An ausgewiesenen Autoren, die für das Blatt schrieben, hatte er keinen Mangel: Ivo Hauptmann, Peter Bamm, Jürgen Schüddekopf und Ernst Schnabel - von denen einige später den damaligen NWDR, den Sender für die britische Zone in Hamburg - aus der Taufe hoben - arbeiteten für ihn.
Über die Gründung des Blattes erzählt Tüngel folgende Anekdote: Als er zur ersten Redaktionssitzung ging, standen die Menschen in Viererreihen mehrere Häuserblocks weit vor dem Pressehaus Schlange. Bei Nachfragen stellte sich heraus, dass sich vor allem Geschäftsleute angestellt hatten, die Einwickelpapier brauchten. Es gab kein Papier, und die Lizenznehmer der "Zeit" bekamen von den Engländern eine Sonderration. Tüngel verfügte, dass Abonnements der "Zeit" schriftlich beantragt werden mussten.
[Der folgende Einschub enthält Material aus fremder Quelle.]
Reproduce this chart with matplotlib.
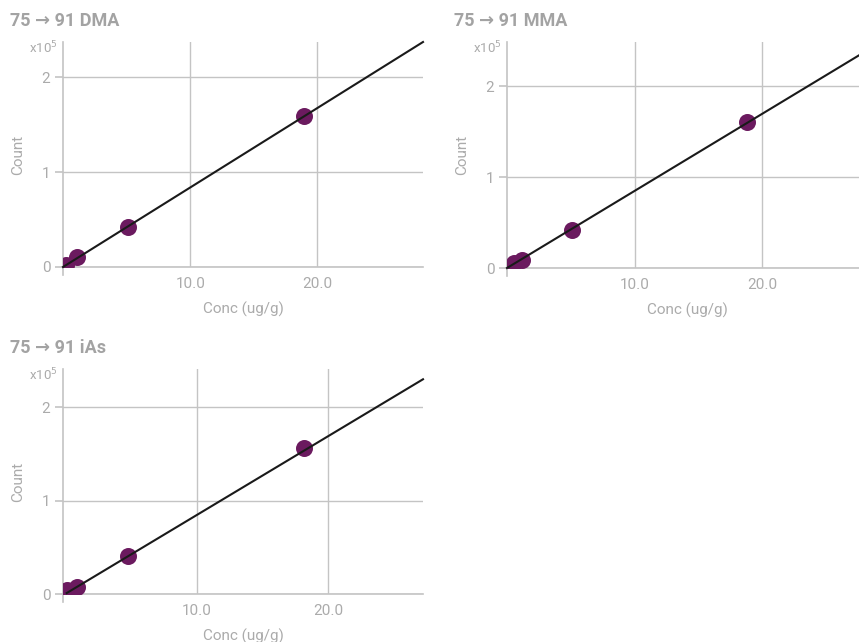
import matplotlib
matplotlib.use("Agg")
import matplotlib.pyplot as plt

plt.rcParams['font.family'] = ['Roboto', 'DejaVu Sans']

titles = ["75 \u2192 91 DMA", "75 \u2192 91 MMA", "75 \u2192 91 iAs"]

# concentrations (ug/g) and counts (x1e5)
dma_x = [0.25, 1.07, 5.08, 18.96]
dma_y = [0.02, 0.105, 0.424, 1.59]
mma_x = [0.57, 1.2, 5.12, 18.8]
mma_y = [0.05, 0.093, 0.416, 1.607]
ias_x = [0.13, 0.89, 4.78, 18.15]
ias_y = [0.04, 0.07, 0.406, 1.56]

# calibration line endpoints (x, y)
dma_fit_x = [0.0, 28.3]
dma_fit_y = [0.0, 2.37]
mma_fit_x = [0.0, 28.3]
mma_fit_y = [0.0, 2.405]
ias_fit_x = [0.13, 27.2]
ias_fit_y = [0.01, 2.30]

xlims = [(0, 28.3), (0, 28.2), (-0.15, 27.2)]
ylims = [(0, 2.37), (0, 2.49), (0, 2.41)]

xticks = [10, 20]
xticklabels = ["10.0", "20.0"]
yticks = [0, 1, 2]
yticklabels = ["0", "1", "2"]

positions = [
    [63/859, 1-267/642, 360/859, 225/642],
    [507/859, 1-268/642, 360/859, 226/642],
    [63/859, 1-594/642, 360/859, 225/642],
]

data = [
    (dma_x, dma_y, dma_fit_x, dma_fit_y),
    (mma_x, mma_y, mma_fit_x, mma_fit_y),
    (ias_x, ias_y, ias_fit_x, ias_fit_y),
]

grid_c = "#c4c4c4"
text_c = "#ababab"
mark_c = "#6b1a5f"

fig = plt.figure(figsize=(8.59, 6.42), dpi=100)

for i, (pos, (x, y, fx, fy)) in enumerate(zip(positions, data)):
    ax = fig.add_axes(pos)
    ax.set_xlim(*xlims[i])
    ax.set_ylim(*ylims[i])
    for s in ["top", "right"]:
        ax.spines[s].set_visible(False)
    for s in ["left", "bottom"]:
        ax.spines[s].set_color(grid_c)
        ax.spines[s].set_linewidth(1.2)
    ax.set_xticks(xticks)
    ax.set_xticklabels(xticklabels)
    ax.set_yticks(yticks)
    ax.set_yticklabels(yticklabels)
    ax.tick_params(axis='x', length=0, pad=7, labelsize=11, labelcolor=text_c)
    ax.tick_params(axis='y', length=6, width=1.2, color=grid_c, pad=3,
                   labelsize=11, labelcolor=text_c)
    ax.grid(True, color=grid_c, linewidth=1.0)
    ax.set_axisbelow(True)
    # small stub of y-axis below the x-axis
    ax.plot([0, 0], [0, -0.035], transform=ax.transAxes, color=grid_c,
            linewidth=1.2, clip_on=False)
    ax.scatter(x, y, s=150, color=mark_c, zorder=3, clip_on=True, linewidths=0)
    ax.plot(fx, fy, color="#1a1a1a", linewidth=1.5, zorder=4, clip_on=False)
    ax.set_xlabel("Conc (ug/g)", color=text_c, fontsize=11, labelpad=8)
    ax.set_ylabel("Count", color=text_c, fontsize=11, labelpad=12)
    ax.text(-0.015, 0.975, "x10$^5$", transform=ax.transAxes, ha='right', va='center',
            color=text_c, fontsize=9.5)
    left_px = pos[0] * 859
    top_px = (pos[1] + pos[3]) * 642
    fig.text((left_px - 53) / 859, (top_px + 21) / 642, titles[i], fontsize=13,
             fontweight='bold', color="#a3a3a3", va='center', ha='left')

fig.savefig("out.png", dpi=100)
Wie ein Supplement dazu lesen sich die Beiträge des gleichaltrigen Hans Rudolf Berndorff. Die Reportagen der beiden Journalisten, ein Nachdruck aus dem Jahr 1958, werden in jeweils kurzen Texten abwechselnd dargestellt. Berndorff beschreibt die großen KZ-Prozesse, vor allem den Nürnberger Kriegsverbrecherprozess. Wer bisher nur die Protokolle dieser Prozesse gelesen hat, in denen die Schandtaten der NS-Schergen innerhalb und außerhalb der Konzentrationslager geschildert werden, der erfährt von Berndorff viel über das, was hinter den Kulissen geschah.
Die Alliierten waren über das weitere Vorgehen gespalten, Winston Churchill war gegen diesen Prozess, und Stalin wurde von der Sorge umgetrieben, auch die russischen Kriegsverbrechen könnten zur Sprache gebracht werden. Dennoch waren die Alliierten wieder in einem Punkt einig, und das war, den deutschen Anwälten und Journalisten die Verteidigung und die Berichterstattung so schwer wie möglich zu machen. Dass sie sich dennoch durchsetzten, verdankten sie ihrem ungeheuren Selbstbehauptungstrieb.
James Stern
Die unsichtbaren Trümmer, Reise im besetzten Deutschland.
Eichborn-Verlag Frankfurt/M. 2004; 400 S., 24,- Euro
Richard Tüngel und Hans Rudolf Berndorff
Stunde Null.
Verlag Matthes & Seitz, Berlin 2004; 437 S., 24,90 Euro
Klaus Dreher war viele Jahre Bonner Büroleiter der "Süddeutschen Zeitung".